Task prompt: Below is a listing. Return the lines from the one that contains "Write a Python" to the one that contains "from matplotlib.ticker import MultipleLocator", both ends included, verbatim and with no pictures.

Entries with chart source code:

○ ○ ○ ○

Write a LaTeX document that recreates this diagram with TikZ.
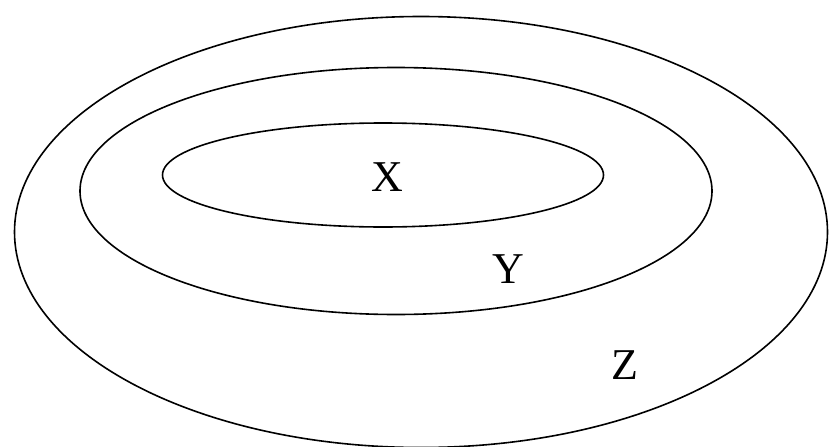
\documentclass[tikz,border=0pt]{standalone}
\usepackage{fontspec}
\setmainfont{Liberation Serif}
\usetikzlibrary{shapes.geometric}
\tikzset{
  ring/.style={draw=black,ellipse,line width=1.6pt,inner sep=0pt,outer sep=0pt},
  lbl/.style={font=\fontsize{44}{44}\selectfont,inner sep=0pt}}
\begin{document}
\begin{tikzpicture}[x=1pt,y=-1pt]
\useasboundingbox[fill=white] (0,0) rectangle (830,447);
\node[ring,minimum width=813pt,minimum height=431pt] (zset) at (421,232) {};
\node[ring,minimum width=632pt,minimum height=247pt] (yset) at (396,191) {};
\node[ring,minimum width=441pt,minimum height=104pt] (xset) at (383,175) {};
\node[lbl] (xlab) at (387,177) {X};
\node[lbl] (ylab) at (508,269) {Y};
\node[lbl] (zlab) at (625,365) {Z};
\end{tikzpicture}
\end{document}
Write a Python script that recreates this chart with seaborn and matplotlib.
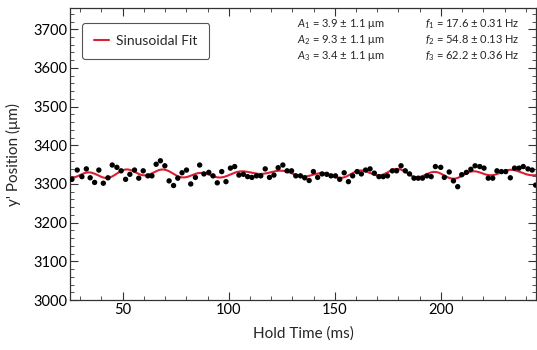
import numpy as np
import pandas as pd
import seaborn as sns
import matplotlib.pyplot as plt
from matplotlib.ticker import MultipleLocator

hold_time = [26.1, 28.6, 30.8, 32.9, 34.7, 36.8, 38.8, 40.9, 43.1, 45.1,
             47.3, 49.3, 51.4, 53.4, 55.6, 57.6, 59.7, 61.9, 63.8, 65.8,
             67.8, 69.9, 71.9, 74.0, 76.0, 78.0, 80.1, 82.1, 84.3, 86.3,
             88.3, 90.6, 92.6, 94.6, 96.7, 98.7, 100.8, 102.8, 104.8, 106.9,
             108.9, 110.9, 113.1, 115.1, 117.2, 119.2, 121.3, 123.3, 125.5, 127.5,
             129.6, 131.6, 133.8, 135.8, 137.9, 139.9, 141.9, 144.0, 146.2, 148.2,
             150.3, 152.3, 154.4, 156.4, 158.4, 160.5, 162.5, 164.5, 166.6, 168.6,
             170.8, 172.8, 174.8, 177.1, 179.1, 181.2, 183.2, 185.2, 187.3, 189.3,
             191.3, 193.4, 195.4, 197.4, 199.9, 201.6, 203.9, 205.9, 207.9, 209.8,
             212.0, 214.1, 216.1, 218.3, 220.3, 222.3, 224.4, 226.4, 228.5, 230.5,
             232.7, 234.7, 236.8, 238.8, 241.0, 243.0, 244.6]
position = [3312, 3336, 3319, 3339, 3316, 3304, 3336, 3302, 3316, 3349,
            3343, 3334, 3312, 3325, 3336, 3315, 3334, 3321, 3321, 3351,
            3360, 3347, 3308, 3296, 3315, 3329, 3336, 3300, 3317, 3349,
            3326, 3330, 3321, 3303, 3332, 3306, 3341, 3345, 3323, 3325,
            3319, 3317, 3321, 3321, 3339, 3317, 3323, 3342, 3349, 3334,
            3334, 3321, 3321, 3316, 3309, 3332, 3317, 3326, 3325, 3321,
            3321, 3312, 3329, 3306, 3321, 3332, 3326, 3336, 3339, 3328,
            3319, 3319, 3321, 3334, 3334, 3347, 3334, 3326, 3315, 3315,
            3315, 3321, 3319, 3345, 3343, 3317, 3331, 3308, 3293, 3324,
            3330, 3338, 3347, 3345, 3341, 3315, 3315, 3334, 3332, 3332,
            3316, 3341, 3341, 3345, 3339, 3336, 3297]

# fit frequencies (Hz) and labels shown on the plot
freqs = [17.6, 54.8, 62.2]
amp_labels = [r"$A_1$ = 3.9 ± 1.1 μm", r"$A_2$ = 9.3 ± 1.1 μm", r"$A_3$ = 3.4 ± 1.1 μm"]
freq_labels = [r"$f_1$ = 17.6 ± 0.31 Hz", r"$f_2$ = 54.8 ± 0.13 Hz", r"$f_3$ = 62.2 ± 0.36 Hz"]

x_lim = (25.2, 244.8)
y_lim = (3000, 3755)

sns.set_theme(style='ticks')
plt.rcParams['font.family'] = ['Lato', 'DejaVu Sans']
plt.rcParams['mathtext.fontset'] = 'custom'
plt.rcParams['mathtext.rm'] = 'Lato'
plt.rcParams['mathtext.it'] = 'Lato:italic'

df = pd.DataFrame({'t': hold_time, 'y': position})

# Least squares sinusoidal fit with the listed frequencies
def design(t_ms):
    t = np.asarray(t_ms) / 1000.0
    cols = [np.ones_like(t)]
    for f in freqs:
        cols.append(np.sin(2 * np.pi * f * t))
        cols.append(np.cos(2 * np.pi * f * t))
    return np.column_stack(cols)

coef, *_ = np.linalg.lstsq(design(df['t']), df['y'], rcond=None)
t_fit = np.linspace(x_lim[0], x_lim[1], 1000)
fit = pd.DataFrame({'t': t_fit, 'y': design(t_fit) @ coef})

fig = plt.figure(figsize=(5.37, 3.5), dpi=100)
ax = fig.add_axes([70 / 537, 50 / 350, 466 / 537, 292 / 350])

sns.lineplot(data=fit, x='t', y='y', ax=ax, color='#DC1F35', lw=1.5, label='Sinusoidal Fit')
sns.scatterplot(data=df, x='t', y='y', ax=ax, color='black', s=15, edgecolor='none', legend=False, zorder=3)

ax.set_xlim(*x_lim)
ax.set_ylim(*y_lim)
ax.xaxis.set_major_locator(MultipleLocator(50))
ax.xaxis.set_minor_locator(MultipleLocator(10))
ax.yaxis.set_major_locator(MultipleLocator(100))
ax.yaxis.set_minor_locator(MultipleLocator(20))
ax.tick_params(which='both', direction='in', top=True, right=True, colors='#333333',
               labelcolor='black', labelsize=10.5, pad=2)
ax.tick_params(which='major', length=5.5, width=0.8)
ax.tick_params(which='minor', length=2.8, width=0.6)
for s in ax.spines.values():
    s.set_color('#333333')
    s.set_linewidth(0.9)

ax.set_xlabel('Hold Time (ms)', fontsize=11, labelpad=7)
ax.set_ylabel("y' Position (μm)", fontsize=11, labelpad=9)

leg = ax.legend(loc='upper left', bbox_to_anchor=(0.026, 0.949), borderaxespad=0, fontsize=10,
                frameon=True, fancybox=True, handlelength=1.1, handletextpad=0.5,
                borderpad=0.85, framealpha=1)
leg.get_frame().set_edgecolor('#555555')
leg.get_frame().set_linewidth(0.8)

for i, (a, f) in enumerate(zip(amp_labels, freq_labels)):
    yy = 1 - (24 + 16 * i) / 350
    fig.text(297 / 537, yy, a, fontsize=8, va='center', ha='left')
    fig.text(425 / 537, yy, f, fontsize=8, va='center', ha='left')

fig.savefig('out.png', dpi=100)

○ ○ ○ ○

Solution to the exercise:
Write a Python script that recreates this chart with seaborn and matplotlib.
import numpy as np
import pandas as pd
import seaborn as sns
import matplotlib.pyplot as plt
from matplotlib.ticker import MultipleLocator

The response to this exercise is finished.